While the sensibilities outlined by Moore comprise a legitimate concern, the educational value of that kind of presentation more than balances. As the organizers astutely noted, “We realize now there are people around the country who do not understand why we would present this case. The fact is, every homicide investigator at our conference is one phone call away from one of these types of investigations. ... We want our members to talk about these cases and feel confident they can do what they are called to do: make the right decisions for the victims each and every time.”

That imbalance favoring her participation particularly is multiplied when considering the politicized nature of the NAACPLDF contention. Bluntly stated, the organization wouldn’t care at all about this if Shelby had shot a non-black individual. It cares because it can mold the event into its allegation imagining some kind of war against blacks conducted by presumably racist police and communities backing them, as a means to achieving a larger political agenda.

It’s an entirely false and disingenuous narrative that having Shelby speak normalizes this alleged pattern, and therefore reflect badly on the host city that allowed it. All recent research refutes the notion that police shooting are racially biased. Further, a randomly selected black man is overwhelmingly unlikely to be victim of police violence, and, in the rare instances (much less likely than being struck by lightning) it happens, at rates not significantly different from those experienced by white men.
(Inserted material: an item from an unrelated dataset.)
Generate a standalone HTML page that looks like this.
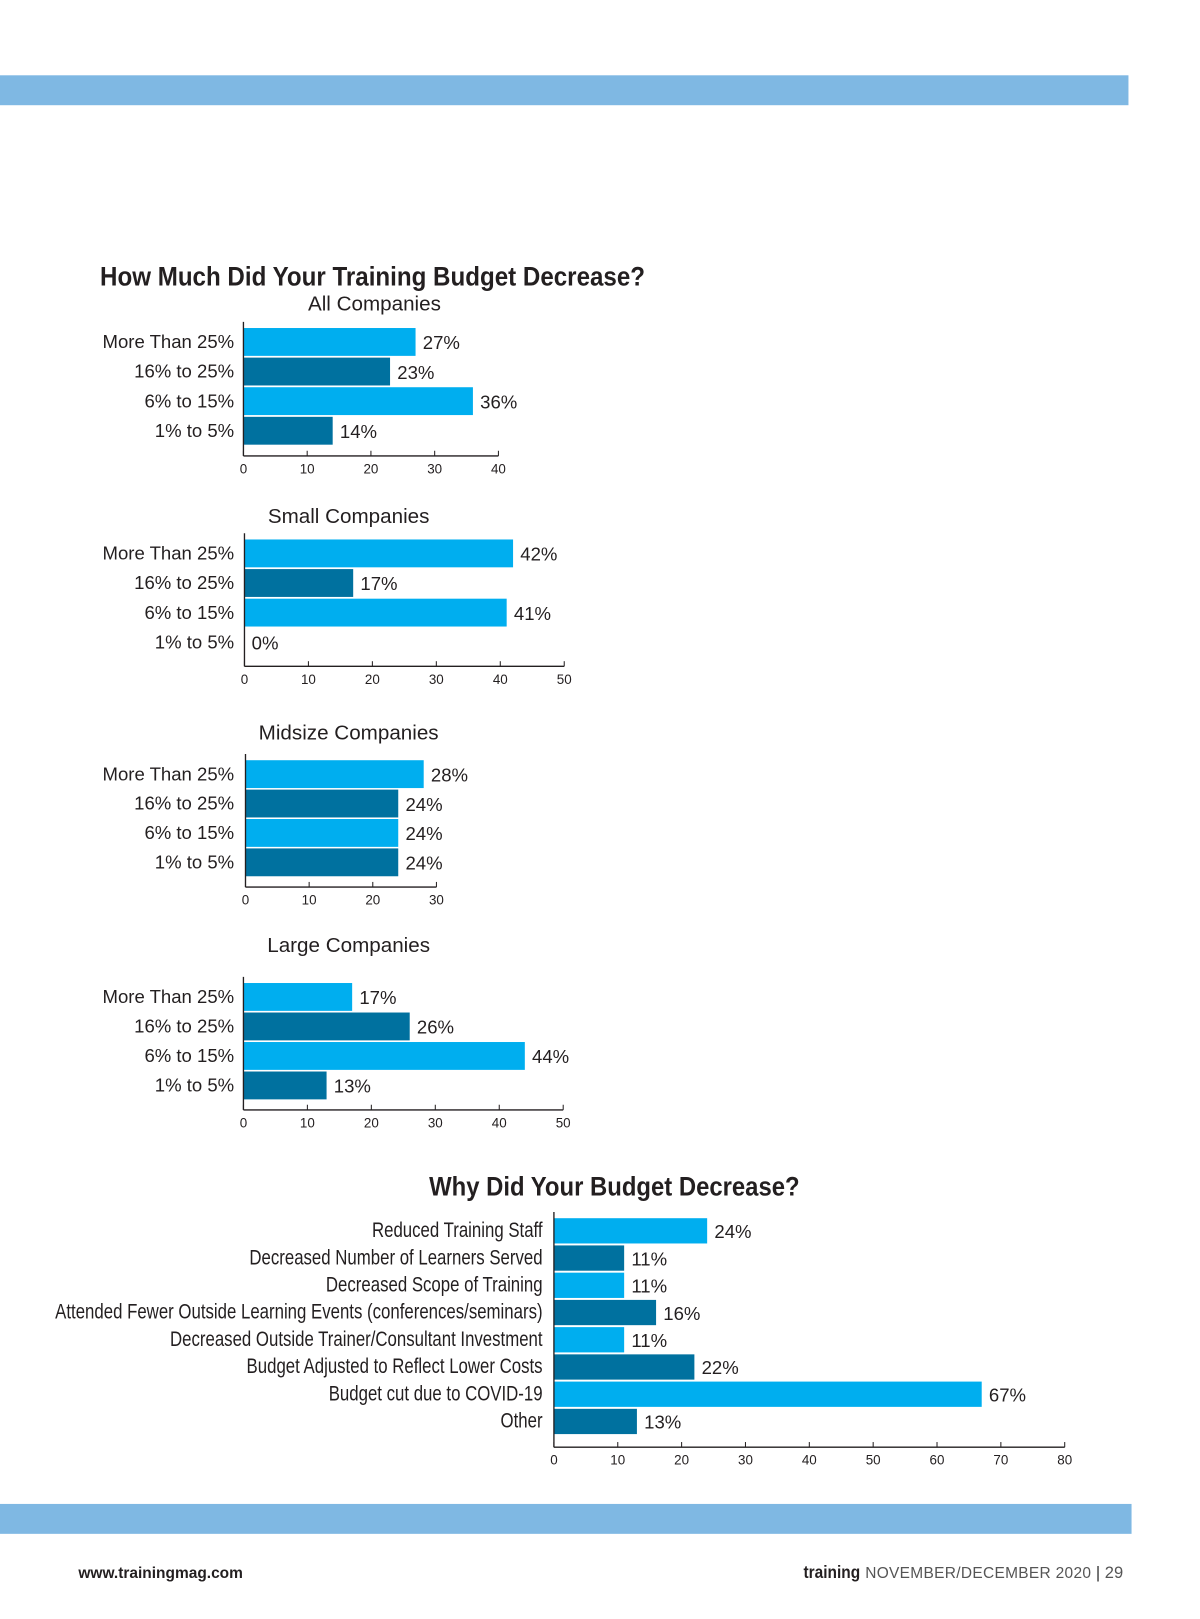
<!DOCTYPE html>
<html><head><meta charset="utf-8">
<style>
html,body{margin:0;padding:0;background:#fff;width:1200px;height:1613px;overflow:hidden}
#page{position:absolute;left:0;top:0;width:1160px;height:1570px;transform:scale(1.0315);transform-origin:0 0;font-family:"Liberation Sans",sans-serif;color:#231f20}
.band{position:absolute;left:0;background:#7fb8e3;height:29px}
</style></head><body>
<div id="page">
<div class="band" style="top:73px;width:1094px"></div>
<div class="band" style="top:1458px;width:1097px"></div>
<div style="position:absolute;left:97px;top:253px;font-size:26px;font-weight:bold;white-space:nowrap;transform:scaleX(0.9);transform-origin:0 0">How Much Did Your Training Budget Decrease?</div>
<div style="position:absolute;left:416px;top:1135px;font-size:26px;font-weight:bold;white-space:nowrap;transform:scaleX(0.89);transform-origin:0 0">Why Did Your Budget Decrease?</div>
<svg id="svg" width="1160" height="1560" style="position:absolute;left:0;top:0;font-family:'Liberation Sans',sans-serif"></svg>
<div style="position:absolute;left:76px;top:1517px;font-size:15px;font-weight:bold">www.trainingmag.com</div>
<div style="position:absolute;left:779px;top:1515px;font-size:16px;white-space:nowrap"><b style="font-size:17px;display:inline-block;transform:scaleX(0.88);transform-origin:0 50%;margin-right:-7px">training</b> <span style="color:#555;letter-spacing:0.3px;font-size:15px">NOVEMBER/DECEMBER 2020</span> <span style="color:#333">|</span> <span style="color:#555">29</span></div>
</div>
<script>
const catsBudget=["More Than 25%","16% to 25%","6% to 15%","1% to 5%"];
const valsAll=[27,23,36,14];
const valsSmall=[42,17,41,0];
const valsMid=[28,24,24,24];
const valsLarge=[17,26,44,13];
const ticks40=[0,10,20,30,40];
const ticks50=[0,10,20,30,40,50];
const ticks30=[0,10,20,30];
const catsWhy=["Reduced Training Staff","Decreased Number of Learners Served","Decreased Scope of Training","Attended Fewer Outside Learning Events (conferences/seminars)","Decreased Outside Trainer/Consultant Investment","Budget Adjusted to Reflect Lower Costs","Budget cut due to COVID-19","Other"];
const valsWhy=[24,11,11,16,11,22,67,13];
const ticks80=[0,10,20,30,40,50,60,70,80];
const LIGHT="#00aeef",DARK="#00719f";
const svg=document.getElementById('svg');
const NS="http://www.w3.org/2000/svg";
function mk(tag,attrs,parent){const e=document.createElementNS(NS,tag);for(const k in attrs)e.setAttribute(k,attrs[k]);(parent||svg).appendChild(e);return e;}
function chart(cfg){
  const g=mk('g',{});
  
  
  const x=v=>cfg.x0+v*cfg.unit;
  const y=i=>cfg.top+i*cfg.step;
  if(cfg.subtitle){const t=mk('text',{x:cfg.subX,y:cfg.subY,'text-anchor':'middle','font-size':20,fill:'#231f20'},g);t.textContent=cfg.subtitle;
    }
  cfg.cats.forEach((c,i)=>{
    const r=mk('rect',{x:x(0),y:y(i),width:x(cfg.vals[i])-x(0),height:cfg.h,fill:i%2?DARK:LIGHT},g);
    
    
    const lg=mk('g',{transform:'translate('+cfg.labelX+','+(y(i)+cfg.h/2+6)+') scale('+cfg.sx+',1)'},g);
    const lb=mk('text',{x:0,y:0,'text-anchor':'end','font-size':cfg.fs,fill:'#231f20'},lg);lb.textContent=c;
    
    
    const vl=mk('text',{x:x(cfg.vals[i])+7,y:y(i)+cfg.h/2+7,'font-size':18,fill:'#231f20'},g);vl.textContent=cfg.vals[i]+'%';
    
    
  });
  const maxT=cfg.ticks[cfg.ticks.length-1];
  mk('line',{x1:x(0),x2:x(0),y1:cfg.top-6,y2:cfg.axisY,stroke:'#231f20','stroke-width':1.3},g);
  mk('line',{x1:x(0),x2:x(maxT),y1:cfg.axisY,y2:cfg.axisY,stroke:'#231f20','stroke-width':1.3},g);
  cfg.ticks.forEach(t=>{
    mk('line',{x1:x(t),x2:x(t),y1:cfg.axisY-5,y2:cfg.axisY,stroke:'#231f20','stroke-width':1},g);
    const tl=mk('text',{x:x(t),y:cfg.axisY+17,'text-anchor':'middle','font-size':13,fill:'#231f20'},g);tl.textContent=t;
    
    
  });
}
chart({name:'all-companies-chart',subtitle:'All Companies',subX:363,subY:301,cats:catsBudget,vals:valsAll,ticks:ticks40,x0:236,unit:6.18,top:318,step:28.7,h:27,axisY:442,labelX:227,fs:18,sx:1});
chart({name:'small-companies-chart',subtitle:'Small Companies',subX:338,subY:507,cats:catsBudget,vals:valsSmall,ticks:ticks50,x0:237,unit:6.2,top:523,step:28.7,h:27,axisY:646,labelX:227,fs:18,sx:1});
chart({name:'midsize-companies-chart',subtitle:'Midsize Companies',subX:338,subY:717,cats:catsBudget,vals:valsMid,ticks:ticks30,x0:238,unit:6.17,top:737,step:28.5,h:27,axisY:860,labelX:227,fs:18,sx:1});
chart({name:'large-companies-chart',subtitle:'Large Companies',subX:338,subY:923,cats:catsBudget,vals:valsLarge,ticks:ticks50,x0:236,unit:6.2,top:953,step:28.6,h:27,axisY:1076,labelX:227,fs:18,sx:1});
chart({name:'why-decrease-chart',cats:catsWhy,vals:valsWhy,ticks:ticks80,x0:537,unit:6.19,top:1181,step:26.4,h:24.5,axisY:1403,labelX:526,fs:21,sx:0.776});
</script>
</body></html>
Worse, caving in to political pressure with the excuse that, in essence, the area isn’t “ready” for that kind of presentation hauntingly echoes a refrain of six decades ago, when places like Baton Rouge reputedly weren’t “ready” for integration. Back then, you weren’t supposed to challenge the myth of white racial superiority; now, you aren’t supposed to challenge the myth of racist communities tolerating police misconduct towards blacks.

That Moore gave in to this supposition doesn’t make him a racist, but only a political coward by submitting to pressure from those with a vested interest in propagating the myth. Hopefully, these people in that grouping don’t include area politicians and their appointees, which disappointingly would show greater fealty by them to an ideology than to the notion of doing their best to serve the people.